* **Exercise materials**:
⁂

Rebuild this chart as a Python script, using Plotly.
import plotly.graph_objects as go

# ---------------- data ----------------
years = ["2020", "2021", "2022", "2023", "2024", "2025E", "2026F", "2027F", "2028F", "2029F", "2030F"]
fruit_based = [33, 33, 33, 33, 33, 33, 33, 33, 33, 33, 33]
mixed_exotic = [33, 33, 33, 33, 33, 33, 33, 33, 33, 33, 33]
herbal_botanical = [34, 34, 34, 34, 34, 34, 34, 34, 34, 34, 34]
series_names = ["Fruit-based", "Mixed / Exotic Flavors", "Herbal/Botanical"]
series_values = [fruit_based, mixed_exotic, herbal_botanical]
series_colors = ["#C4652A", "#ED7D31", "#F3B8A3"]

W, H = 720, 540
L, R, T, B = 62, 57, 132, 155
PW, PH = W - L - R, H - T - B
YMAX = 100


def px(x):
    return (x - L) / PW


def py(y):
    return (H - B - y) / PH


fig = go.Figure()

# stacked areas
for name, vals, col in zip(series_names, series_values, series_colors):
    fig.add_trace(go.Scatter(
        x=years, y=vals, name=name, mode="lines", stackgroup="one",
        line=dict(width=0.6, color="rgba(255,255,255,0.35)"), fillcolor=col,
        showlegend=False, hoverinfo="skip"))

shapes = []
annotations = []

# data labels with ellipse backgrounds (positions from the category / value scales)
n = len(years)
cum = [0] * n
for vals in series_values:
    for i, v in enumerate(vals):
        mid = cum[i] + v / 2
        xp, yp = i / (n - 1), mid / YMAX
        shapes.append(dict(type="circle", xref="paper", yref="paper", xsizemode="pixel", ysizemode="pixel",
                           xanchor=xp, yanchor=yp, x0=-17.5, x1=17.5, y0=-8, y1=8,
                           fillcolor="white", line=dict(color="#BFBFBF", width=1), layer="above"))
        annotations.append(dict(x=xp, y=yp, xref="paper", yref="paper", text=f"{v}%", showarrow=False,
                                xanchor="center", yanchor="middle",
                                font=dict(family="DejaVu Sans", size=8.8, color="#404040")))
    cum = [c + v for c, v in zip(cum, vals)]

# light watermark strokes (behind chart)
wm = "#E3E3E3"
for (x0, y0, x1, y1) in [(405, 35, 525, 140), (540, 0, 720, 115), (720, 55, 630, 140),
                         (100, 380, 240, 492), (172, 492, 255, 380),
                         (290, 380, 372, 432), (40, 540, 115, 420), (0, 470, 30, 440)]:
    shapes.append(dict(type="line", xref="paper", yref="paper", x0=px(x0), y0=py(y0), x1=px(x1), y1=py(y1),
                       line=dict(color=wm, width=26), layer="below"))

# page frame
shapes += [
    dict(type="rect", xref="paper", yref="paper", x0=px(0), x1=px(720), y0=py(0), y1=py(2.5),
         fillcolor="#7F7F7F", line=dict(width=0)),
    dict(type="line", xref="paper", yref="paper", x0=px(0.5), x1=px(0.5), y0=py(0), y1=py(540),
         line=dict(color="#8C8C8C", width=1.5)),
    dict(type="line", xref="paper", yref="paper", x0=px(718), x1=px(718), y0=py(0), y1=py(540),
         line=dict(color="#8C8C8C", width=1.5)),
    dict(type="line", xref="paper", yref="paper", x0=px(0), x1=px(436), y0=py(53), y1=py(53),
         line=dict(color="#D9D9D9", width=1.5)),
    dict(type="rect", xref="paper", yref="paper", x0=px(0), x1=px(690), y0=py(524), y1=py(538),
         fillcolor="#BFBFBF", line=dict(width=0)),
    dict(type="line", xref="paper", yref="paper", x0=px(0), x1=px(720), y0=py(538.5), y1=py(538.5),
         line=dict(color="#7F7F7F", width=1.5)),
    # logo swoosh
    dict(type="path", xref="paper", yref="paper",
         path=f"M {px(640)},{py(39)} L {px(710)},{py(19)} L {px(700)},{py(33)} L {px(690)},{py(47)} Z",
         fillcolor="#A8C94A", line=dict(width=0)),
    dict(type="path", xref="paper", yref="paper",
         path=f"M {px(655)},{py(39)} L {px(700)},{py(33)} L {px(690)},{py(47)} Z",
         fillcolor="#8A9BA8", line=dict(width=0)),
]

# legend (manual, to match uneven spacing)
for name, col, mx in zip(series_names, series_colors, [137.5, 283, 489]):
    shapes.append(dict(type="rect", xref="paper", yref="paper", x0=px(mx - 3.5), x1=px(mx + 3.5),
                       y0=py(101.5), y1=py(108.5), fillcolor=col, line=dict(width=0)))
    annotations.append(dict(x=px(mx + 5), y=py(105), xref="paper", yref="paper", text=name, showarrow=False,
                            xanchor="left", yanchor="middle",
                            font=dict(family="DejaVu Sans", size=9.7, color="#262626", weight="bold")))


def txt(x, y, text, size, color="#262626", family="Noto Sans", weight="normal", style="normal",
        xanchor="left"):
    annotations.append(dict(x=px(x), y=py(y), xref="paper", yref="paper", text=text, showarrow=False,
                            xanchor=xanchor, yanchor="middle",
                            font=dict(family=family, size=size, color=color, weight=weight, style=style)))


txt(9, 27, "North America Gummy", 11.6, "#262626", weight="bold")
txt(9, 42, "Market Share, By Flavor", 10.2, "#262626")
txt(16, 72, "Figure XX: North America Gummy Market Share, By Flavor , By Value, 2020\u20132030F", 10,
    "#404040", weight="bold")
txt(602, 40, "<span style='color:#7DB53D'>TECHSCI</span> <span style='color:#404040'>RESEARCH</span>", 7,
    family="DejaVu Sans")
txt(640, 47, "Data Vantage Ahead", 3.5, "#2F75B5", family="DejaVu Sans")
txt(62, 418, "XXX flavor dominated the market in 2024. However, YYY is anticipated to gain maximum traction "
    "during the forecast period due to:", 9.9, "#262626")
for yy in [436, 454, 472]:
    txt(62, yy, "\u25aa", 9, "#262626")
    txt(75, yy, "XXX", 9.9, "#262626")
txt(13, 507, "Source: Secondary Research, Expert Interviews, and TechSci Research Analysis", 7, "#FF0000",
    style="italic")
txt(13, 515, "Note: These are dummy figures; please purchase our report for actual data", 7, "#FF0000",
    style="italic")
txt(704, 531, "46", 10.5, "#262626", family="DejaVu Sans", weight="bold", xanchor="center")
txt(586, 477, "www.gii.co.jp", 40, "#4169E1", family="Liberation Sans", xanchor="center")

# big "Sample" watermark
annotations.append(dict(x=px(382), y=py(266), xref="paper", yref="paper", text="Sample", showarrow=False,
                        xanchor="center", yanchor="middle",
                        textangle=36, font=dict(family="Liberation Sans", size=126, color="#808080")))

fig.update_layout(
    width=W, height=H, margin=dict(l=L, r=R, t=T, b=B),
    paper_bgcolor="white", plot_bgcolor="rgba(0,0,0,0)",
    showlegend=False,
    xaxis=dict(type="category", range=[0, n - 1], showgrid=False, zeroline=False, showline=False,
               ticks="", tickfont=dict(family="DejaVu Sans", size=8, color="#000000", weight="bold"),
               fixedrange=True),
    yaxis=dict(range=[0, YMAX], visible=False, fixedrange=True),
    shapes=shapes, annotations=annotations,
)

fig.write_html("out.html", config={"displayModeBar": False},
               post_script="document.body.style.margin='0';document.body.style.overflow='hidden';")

⁂

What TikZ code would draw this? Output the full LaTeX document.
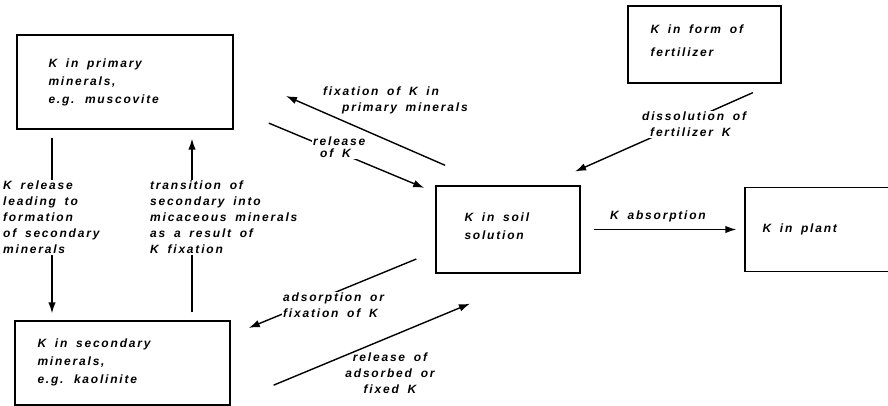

⁂

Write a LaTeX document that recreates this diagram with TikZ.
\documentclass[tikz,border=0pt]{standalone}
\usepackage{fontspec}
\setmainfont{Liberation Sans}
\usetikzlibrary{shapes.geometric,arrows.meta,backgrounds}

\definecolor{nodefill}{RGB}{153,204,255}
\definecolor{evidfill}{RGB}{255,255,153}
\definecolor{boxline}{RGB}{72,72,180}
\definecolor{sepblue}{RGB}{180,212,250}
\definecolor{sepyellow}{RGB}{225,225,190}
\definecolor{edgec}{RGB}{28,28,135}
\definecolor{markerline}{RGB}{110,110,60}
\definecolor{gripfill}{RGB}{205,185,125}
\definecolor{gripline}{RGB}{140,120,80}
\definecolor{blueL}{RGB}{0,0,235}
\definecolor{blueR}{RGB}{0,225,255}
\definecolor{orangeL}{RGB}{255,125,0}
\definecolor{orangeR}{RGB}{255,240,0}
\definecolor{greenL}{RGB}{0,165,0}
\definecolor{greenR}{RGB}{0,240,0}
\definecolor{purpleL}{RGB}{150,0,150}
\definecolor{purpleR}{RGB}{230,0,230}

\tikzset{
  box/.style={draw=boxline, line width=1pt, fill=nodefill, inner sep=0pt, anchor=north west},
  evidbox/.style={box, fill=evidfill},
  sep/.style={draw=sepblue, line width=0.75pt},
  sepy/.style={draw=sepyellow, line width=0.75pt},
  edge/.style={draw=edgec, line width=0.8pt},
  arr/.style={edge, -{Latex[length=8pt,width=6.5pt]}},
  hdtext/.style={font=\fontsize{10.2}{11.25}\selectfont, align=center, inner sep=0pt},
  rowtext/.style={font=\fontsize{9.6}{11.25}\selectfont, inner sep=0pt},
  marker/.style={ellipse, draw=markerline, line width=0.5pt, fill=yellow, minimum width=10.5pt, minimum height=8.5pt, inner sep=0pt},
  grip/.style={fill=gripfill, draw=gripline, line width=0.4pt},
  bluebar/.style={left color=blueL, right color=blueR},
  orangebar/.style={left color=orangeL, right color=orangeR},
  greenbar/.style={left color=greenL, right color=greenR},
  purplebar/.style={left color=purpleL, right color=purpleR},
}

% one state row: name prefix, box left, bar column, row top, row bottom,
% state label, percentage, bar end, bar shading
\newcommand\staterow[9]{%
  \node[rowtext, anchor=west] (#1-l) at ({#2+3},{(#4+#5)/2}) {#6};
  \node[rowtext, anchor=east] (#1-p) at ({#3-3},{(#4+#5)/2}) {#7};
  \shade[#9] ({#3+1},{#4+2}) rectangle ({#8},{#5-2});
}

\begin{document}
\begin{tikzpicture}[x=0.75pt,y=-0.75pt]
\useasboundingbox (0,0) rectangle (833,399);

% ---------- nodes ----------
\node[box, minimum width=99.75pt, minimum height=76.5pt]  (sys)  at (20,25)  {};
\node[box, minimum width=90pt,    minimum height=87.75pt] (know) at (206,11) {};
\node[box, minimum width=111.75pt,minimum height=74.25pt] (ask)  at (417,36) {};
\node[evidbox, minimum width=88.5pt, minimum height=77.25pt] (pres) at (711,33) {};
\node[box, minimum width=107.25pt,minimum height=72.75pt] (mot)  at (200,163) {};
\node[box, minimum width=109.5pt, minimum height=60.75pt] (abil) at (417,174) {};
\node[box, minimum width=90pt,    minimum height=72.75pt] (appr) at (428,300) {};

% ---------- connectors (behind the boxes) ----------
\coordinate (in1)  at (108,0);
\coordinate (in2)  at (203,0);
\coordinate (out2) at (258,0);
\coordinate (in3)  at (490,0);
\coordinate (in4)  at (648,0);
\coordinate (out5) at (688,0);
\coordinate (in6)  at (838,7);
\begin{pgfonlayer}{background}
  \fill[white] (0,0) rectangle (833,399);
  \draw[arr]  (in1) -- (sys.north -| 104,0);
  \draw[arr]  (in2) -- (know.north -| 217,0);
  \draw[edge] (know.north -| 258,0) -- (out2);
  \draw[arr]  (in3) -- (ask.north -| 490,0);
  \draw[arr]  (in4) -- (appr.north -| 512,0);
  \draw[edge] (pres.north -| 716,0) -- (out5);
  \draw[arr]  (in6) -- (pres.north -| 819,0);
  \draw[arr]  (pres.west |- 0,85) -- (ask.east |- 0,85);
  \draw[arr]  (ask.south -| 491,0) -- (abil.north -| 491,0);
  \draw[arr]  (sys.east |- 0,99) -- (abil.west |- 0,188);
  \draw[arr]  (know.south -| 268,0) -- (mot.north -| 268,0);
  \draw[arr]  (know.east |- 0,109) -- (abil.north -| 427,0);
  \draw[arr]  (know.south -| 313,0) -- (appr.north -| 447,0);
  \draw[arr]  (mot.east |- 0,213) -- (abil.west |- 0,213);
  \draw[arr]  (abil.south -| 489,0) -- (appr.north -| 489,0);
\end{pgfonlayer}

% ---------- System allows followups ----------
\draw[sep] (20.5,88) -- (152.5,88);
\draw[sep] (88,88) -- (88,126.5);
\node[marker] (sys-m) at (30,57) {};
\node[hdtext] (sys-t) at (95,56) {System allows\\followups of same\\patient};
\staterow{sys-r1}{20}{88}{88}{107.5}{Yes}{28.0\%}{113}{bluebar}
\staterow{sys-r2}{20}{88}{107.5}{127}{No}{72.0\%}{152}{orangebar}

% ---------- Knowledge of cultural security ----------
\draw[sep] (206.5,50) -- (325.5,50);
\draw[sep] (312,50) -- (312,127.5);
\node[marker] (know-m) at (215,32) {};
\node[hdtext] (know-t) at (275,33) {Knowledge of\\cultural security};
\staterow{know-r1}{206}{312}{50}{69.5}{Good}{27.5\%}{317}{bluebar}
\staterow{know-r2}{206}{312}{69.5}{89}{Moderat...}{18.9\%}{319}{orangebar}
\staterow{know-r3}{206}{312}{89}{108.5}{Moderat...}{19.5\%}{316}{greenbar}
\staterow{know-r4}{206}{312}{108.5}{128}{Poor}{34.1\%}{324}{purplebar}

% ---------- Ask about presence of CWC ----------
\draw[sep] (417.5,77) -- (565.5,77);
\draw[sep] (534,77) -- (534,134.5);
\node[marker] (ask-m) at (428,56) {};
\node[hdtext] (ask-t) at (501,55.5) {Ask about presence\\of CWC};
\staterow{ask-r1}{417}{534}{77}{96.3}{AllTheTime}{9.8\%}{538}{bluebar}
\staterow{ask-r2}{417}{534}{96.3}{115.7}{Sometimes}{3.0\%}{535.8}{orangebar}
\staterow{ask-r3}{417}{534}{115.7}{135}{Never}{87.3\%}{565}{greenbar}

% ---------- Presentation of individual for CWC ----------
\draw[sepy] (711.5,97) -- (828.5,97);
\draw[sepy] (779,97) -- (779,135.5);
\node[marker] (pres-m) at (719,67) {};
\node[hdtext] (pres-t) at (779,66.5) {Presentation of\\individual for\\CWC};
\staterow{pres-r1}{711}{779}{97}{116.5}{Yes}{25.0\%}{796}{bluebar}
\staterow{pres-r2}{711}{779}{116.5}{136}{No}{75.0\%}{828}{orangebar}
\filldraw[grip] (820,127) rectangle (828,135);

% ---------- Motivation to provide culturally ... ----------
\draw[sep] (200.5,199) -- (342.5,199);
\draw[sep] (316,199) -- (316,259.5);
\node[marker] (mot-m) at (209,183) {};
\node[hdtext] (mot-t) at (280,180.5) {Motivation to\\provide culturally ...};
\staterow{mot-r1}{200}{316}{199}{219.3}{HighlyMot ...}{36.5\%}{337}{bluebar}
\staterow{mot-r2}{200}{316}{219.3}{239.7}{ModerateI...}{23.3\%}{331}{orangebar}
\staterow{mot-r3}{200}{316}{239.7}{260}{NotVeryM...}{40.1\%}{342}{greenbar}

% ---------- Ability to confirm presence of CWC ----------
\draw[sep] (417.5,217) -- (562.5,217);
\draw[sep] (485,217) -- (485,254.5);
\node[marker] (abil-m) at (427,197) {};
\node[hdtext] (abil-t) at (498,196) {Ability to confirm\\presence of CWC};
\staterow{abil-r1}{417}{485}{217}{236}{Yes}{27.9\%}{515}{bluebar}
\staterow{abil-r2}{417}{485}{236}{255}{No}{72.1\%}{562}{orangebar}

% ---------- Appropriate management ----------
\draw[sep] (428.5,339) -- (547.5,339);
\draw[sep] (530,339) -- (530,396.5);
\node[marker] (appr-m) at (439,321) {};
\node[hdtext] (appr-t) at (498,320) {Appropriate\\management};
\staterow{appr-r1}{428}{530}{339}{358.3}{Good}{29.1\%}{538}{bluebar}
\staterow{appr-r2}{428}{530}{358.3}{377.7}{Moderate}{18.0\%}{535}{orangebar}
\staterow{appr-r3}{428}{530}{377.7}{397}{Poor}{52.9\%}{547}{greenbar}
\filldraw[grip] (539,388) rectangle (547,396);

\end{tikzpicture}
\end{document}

⁂

* **What is needed**: Give back, word for word, each line from the one containing "Rebuild this chart" down to the one containing "import plotly.graph_objects as go", including those two lines.

* **Answer to this task**:
Rebuild this chart as a Python script, using Plotly.
import plotly.graph_objects as go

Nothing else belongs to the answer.